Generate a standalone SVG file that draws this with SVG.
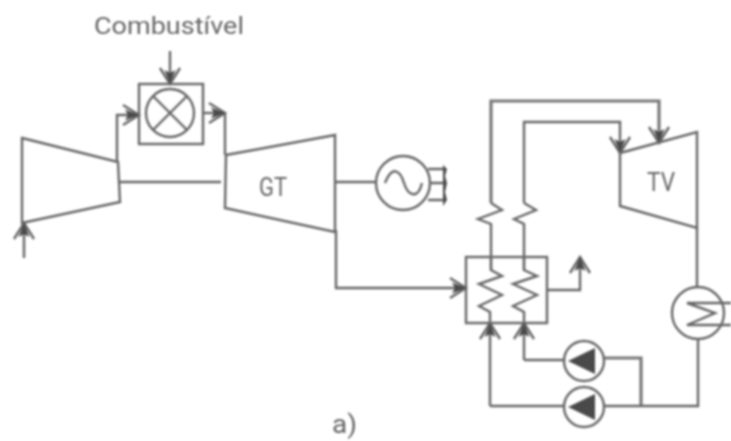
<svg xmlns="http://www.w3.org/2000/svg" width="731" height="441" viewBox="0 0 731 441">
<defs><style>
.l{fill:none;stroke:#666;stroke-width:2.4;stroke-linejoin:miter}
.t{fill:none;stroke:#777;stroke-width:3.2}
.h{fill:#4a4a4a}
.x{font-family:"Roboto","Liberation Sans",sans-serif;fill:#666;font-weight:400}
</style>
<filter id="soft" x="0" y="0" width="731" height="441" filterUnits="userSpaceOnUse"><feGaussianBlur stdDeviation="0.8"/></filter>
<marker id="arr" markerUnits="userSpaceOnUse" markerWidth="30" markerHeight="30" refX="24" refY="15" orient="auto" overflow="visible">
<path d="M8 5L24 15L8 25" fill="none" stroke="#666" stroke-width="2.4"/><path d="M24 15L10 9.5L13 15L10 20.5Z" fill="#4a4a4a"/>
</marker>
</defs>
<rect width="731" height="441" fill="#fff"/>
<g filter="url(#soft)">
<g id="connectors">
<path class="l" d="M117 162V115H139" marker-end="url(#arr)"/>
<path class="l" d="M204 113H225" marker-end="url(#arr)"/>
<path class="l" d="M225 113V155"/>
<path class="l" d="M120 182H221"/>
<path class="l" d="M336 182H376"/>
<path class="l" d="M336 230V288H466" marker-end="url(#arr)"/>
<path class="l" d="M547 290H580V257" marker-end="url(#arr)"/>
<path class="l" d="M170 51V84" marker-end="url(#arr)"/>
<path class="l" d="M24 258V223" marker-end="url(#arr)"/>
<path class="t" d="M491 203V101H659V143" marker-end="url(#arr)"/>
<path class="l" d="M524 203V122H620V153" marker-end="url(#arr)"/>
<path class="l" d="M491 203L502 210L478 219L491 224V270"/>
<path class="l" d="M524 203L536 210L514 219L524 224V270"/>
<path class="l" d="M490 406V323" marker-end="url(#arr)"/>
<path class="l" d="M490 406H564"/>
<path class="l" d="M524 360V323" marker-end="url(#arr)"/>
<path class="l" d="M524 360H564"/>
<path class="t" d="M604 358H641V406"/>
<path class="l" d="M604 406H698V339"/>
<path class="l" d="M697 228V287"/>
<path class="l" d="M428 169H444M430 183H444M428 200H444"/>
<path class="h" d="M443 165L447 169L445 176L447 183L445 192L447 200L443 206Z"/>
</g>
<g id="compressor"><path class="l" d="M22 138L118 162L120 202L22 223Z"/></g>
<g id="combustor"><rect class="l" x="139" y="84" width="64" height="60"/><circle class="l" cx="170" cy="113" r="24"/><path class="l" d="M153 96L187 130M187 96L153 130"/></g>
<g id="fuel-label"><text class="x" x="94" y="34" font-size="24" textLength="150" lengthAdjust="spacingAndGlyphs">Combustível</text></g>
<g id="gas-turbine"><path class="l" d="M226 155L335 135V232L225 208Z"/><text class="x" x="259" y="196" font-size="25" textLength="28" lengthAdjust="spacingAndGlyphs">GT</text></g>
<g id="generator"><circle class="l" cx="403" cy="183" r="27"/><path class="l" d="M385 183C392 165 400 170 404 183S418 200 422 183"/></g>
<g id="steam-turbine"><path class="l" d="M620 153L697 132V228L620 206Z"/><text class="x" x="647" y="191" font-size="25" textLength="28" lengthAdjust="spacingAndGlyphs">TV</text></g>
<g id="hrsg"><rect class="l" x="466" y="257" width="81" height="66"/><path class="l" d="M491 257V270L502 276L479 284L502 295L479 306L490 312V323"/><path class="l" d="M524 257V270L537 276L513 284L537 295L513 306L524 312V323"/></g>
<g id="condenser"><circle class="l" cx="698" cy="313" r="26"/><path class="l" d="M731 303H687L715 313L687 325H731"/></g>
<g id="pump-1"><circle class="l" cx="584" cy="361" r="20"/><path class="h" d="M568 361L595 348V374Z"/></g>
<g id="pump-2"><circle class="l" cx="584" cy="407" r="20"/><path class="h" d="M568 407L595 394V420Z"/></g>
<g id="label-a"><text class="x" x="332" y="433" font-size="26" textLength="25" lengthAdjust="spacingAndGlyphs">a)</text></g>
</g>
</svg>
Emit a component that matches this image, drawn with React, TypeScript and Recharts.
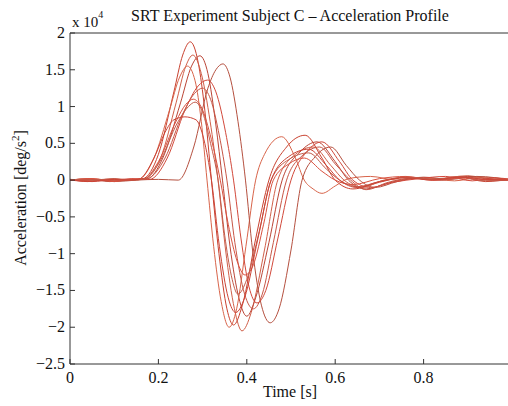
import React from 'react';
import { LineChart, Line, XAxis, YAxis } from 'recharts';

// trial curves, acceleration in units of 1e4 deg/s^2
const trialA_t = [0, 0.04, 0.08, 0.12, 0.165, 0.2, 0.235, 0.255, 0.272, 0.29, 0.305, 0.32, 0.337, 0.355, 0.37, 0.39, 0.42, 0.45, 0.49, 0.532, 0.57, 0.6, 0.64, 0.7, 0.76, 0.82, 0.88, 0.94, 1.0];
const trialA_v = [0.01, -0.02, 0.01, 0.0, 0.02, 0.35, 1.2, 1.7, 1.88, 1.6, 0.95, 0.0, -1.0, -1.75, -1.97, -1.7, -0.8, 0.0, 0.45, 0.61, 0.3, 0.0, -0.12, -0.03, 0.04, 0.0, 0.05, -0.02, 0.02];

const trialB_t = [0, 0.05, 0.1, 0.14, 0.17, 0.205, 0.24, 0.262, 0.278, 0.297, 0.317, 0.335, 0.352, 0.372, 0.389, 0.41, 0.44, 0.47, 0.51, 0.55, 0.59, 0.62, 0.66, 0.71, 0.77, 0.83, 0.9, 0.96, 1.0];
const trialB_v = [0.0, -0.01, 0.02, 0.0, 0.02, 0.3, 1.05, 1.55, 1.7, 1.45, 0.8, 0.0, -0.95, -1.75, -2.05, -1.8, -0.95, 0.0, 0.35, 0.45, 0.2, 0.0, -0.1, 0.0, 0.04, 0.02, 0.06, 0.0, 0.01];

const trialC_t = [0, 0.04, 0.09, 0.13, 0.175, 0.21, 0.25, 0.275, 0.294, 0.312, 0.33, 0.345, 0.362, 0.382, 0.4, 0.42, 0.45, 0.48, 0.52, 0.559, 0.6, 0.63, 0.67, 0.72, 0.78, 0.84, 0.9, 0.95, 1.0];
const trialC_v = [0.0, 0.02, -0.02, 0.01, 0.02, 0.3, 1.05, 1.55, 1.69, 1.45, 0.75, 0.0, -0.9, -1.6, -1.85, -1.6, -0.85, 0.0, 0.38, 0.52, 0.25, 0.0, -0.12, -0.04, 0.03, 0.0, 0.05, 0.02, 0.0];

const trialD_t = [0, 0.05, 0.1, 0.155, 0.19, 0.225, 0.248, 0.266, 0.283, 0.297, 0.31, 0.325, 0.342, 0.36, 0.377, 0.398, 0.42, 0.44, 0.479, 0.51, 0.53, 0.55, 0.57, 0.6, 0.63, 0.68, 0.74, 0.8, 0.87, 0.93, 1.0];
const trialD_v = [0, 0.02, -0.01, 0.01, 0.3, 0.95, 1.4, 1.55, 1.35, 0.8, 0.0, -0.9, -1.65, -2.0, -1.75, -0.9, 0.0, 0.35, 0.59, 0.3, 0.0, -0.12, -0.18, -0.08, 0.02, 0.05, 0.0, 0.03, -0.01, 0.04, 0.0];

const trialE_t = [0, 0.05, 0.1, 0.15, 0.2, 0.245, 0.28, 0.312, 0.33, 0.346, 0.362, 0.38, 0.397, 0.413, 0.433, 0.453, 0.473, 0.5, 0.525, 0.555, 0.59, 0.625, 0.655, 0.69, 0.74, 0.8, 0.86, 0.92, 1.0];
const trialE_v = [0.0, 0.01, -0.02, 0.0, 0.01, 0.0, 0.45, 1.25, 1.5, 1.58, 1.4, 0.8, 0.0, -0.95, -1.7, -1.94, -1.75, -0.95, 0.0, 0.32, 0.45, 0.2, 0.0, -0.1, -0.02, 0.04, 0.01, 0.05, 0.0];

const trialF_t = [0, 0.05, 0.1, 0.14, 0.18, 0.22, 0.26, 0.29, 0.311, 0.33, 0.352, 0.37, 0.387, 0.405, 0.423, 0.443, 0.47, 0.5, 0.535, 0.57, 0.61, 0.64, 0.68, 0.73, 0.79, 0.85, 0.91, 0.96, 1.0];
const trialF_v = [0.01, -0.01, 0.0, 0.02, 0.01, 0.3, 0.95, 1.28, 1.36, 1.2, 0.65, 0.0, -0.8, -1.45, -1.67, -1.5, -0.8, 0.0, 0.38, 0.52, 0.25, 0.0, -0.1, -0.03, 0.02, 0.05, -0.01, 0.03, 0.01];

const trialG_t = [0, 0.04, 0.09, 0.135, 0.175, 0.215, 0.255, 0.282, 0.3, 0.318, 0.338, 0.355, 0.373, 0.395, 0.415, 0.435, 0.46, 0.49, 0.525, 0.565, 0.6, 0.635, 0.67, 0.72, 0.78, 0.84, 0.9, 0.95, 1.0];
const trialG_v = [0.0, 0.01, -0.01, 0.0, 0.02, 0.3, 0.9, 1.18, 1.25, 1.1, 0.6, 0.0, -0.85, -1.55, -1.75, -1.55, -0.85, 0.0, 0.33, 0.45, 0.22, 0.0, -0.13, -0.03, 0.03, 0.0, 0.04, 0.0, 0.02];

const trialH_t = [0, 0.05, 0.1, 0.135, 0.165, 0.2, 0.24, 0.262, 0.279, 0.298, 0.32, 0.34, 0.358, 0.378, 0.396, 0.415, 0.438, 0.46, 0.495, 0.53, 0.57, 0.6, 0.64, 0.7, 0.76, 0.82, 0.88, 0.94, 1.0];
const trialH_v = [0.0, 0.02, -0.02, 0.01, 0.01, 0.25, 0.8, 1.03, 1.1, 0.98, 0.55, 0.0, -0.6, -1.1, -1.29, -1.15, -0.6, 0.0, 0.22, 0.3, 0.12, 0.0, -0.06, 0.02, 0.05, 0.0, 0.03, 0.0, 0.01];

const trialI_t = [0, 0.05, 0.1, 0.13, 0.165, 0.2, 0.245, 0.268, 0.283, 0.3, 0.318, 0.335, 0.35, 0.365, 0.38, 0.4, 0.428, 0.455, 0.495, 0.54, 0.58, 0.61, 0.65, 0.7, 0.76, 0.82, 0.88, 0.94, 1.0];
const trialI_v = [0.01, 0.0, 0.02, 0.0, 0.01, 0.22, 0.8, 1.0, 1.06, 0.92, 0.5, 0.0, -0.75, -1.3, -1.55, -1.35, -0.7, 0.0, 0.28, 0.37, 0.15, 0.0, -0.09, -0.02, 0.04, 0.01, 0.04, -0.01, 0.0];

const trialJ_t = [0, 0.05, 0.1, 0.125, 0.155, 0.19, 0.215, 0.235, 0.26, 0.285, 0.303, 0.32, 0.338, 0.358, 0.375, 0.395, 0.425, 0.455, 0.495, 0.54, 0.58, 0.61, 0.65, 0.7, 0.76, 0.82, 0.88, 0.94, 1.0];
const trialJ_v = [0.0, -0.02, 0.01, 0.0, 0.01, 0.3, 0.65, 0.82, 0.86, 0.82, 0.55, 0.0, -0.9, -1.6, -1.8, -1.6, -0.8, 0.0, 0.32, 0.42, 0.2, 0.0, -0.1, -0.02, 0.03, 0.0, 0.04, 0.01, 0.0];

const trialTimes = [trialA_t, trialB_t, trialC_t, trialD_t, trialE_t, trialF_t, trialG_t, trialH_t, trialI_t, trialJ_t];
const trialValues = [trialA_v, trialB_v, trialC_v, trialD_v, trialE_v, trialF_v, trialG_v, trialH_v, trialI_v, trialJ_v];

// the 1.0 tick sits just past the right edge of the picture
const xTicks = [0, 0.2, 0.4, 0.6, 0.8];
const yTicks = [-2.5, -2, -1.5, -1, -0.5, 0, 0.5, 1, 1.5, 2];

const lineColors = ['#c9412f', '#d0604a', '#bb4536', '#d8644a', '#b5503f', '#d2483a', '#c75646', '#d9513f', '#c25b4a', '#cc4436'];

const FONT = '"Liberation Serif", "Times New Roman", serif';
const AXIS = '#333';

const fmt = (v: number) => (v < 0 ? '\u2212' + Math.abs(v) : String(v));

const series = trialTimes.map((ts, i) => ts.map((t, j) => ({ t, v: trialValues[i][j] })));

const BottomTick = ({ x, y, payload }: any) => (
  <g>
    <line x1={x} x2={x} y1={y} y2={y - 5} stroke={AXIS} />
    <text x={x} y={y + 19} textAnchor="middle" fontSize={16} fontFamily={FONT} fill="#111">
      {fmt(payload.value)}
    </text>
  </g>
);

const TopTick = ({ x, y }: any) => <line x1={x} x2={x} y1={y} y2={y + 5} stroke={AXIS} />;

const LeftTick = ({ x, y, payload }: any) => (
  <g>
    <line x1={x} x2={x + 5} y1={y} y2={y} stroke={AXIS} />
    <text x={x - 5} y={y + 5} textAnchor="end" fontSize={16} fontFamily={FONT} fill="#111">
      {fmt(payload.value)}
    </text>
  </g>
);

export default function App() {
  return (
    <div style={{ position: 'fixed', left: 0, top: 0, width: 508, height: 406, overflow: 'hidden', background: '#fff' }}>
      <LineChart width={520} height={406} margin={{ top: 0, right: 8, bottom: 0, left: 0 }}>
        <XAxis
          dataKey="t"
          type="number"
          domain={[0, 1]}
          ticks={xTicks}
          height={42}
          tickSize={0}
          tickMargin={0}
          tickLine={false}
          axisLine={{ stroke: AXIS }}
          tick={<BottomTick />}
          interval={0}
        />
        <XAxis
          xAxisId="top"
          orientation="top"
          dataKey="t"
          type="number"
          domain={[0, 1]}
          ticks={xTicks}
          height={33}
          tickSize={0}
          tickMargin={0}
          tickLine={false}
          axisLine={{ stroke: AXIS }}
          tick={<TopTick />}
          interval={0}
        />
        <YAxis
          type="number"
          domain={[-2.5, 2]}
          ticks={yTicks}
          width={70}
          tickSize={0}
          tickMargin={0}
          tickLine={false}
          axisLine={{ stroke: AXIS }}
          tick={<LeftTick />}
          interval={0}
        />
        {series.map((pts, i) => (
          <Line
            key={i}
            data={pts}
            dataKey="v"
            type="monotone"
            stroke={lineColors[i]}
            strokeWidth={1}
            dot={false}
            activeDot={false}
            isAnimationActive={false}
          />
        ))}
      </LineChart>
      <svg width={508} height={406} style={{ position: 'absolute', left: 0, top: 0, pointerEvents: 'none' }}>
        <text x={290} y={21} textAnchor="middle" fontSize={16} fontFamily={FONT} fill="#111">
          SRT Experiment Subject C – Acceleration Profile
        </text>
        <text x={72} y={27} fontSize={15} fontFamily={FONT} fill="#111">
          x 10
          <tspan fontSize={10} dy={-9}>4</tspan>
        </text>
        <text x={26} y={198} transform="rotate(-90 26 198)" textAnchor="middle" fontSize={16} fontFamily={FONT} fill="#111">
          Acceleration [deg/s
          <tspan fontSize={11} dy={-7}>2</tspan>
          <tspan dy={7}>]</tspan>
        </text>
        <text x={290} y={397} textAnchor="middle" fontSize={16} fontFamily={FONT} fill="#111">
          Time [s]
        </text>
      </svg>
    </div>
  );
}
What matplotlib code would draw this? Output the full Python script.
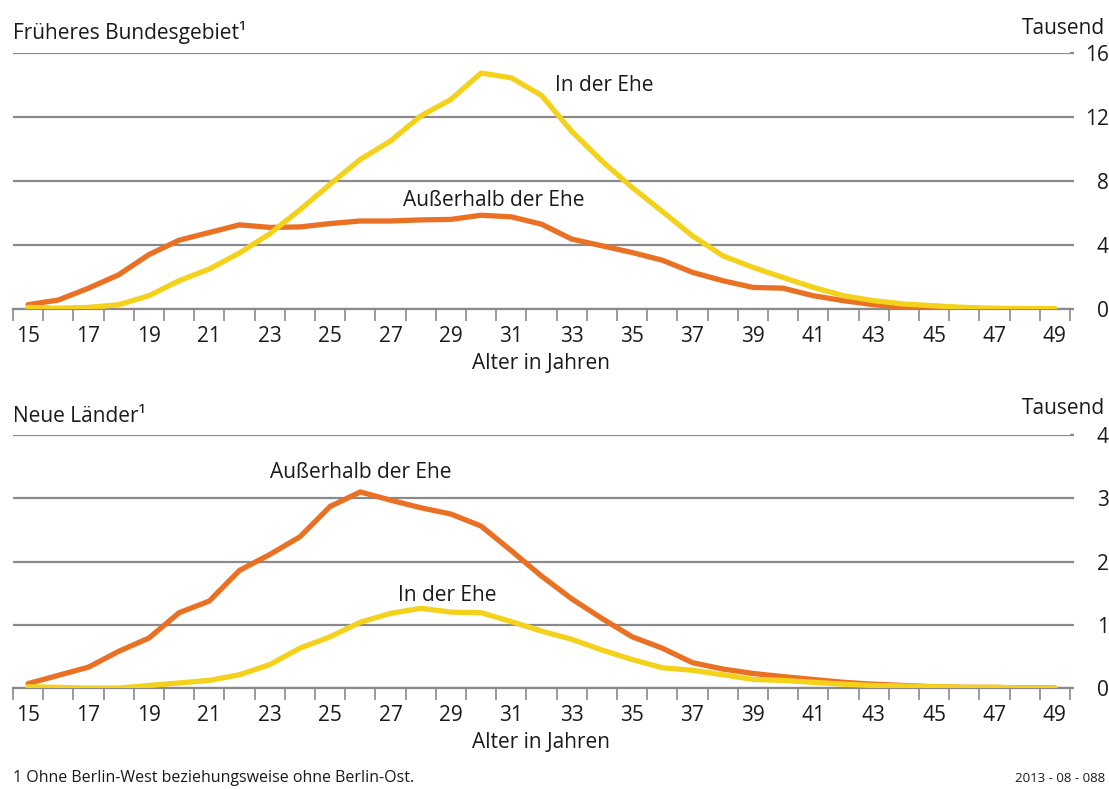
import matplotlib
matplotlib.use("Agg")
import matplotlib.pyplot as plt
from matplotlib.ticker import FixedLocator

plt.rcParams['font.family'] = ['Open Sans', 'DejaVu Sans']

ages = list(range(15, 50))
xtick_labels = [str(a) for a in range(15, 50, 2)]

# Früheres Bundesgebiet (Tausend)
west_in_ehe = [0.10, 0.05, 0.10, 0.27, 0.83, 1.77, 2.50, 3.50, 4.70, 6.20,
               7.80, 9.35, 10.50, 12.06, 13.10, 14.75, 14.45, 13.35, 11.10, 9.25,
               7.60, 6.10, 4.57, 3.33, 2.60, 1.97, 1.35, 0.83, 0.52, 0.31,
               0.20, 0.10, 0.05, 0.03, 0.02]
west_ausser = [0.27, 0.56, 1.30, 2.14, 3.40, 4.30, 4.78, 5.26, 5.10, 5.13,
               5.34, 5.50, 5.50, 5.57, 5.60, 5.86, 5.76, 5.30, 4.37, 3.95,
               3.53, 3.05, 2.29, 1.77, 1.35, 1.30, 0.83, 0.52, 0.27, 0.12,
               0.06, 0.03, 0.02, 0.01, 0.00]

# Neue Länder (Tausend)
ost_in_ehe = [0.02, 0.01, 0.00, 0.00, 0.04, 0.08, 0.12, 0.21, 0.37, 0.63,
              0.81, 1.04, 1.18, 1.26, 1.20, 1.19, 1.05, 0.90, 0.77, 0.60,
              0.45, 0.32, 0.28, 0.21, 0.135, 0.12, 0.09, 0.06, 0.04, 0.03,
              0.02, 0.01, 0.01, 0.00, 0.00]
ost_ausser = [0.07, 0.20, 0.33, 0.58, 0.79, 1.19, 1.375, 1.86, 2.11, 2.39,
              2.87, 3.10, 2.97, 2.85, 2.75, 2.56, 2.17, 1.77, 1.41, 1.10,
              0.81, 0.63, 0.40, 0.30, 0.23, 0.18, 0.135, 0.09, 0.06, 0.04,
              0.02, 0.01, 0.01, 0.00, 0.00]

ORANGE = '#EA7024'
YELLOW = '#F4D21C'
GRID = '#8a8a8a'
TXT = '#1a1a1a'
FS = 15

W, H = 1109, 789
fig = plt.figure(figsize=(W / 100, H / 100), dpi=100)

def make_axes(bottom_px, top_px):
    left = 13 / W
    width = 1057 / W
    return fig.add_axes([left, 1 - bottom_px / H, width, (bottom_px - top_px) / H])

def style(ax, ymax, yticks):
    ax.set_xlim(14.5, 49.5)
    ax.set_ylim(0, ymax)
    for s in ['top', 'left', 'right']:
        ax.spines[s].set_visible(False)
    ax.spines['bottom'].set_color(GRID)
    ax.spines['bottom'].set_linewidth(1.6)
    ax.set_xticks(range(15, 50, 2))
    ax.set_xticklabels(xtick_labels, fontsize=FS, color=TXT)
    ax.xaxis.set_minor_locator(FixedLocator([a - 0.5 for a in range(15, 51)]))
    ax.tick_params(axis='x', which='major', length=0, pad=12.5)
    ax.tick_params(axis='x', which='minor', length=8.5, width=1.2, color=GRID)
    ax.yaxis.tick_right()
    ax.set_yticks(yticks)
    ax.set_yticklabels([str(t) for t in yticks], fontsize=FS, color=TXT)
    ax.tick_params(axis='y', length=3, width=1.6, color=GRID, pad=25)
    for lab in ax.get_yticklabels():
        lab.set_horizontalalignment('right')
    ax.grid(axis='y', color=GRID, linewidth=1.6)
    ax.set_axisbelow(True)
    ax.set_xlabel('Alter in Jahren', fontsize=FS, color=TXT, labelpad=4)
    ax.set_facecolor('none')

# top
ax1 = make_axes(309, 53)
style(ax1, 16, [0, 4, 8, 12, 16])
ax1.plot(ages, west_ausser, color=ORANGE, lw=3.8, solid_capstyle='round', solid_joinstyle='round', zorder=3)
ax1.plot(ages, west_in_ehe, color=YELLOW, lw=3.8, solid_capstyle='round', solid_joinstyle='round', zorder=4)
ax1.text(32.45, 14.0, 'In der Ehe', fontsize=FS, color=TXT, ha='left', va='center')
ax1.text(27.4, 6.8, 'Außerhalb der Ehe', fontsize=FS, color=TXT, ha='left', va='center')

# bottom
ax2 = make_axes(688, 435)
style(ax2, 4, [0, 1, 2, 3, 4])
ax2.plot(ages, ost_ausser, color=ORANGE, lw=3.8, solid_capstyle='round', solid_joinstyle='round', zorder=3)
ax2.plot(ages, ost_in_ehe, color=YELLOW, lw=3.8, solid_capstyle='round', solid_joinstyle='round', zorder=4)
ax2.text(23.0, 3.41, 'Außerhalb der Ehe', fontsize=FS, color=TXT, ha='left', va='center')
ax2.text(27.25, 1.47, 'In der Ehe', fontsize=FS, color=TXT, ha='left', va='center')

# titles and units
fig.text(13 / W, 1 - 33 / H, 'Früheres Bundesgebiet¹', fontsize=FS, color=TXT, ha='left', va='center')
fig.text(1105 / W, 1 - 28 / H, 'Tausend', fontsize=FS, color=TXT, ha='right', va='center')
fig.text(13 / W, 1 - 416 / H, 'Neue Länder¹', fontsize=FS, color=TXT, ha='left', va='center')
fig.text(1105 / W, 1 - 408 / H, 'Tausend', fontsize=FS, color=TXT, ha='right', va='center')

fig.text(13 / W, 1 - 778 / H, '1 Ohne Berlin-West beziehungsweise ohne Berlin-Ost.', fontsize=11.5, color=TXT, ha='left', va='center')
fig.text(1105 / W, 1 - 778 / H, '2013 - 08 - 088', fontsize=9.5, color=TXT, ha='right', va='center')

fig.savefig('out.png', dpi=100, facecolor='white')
§
Above this task is a listing with pictures in it. Retype only the lines from the one containing "Emit a component" through the one containing "0.05, -0.02, 0.02];", both included, and not the pictures.

■ **Reply to the exercise**
Emit a component that matches this image, drawn with React, TypeScript and Recharts.
import React from 'react';
import { LineChart, Line, XAxis, YAxis } from 'recharts';

// trial curves, acceleration in units of 1e4 deg/s^2
const trialA_t = [0, 0.04, 0.08, 0.12, 0.165, 0.2, 0.235, 0.255, 0.272, 0.29, 0.305, 0.32, 0.337, 0.355, 0.37, 0.39, 0.42, 0.45, 0.49, 0.532, 0.57, 0.6, 0.64, 0.7, 0.76, 0.82, 0.88, 0.94, 1.0];
const trialA_v = [0.01, -0.02, 0.01, 0.0, 0.02, 0.35, 1.2, 1.7, 1.88, 1.6, 0.95, 0.0, -1.0, -1.75, -1.97, -1.7, -0.8, 0.0, 0.45, 0.61, 0.3, 0.0, -0.12, -0.03, 0.04, 0.0, 0.05, -0.02, 0.02];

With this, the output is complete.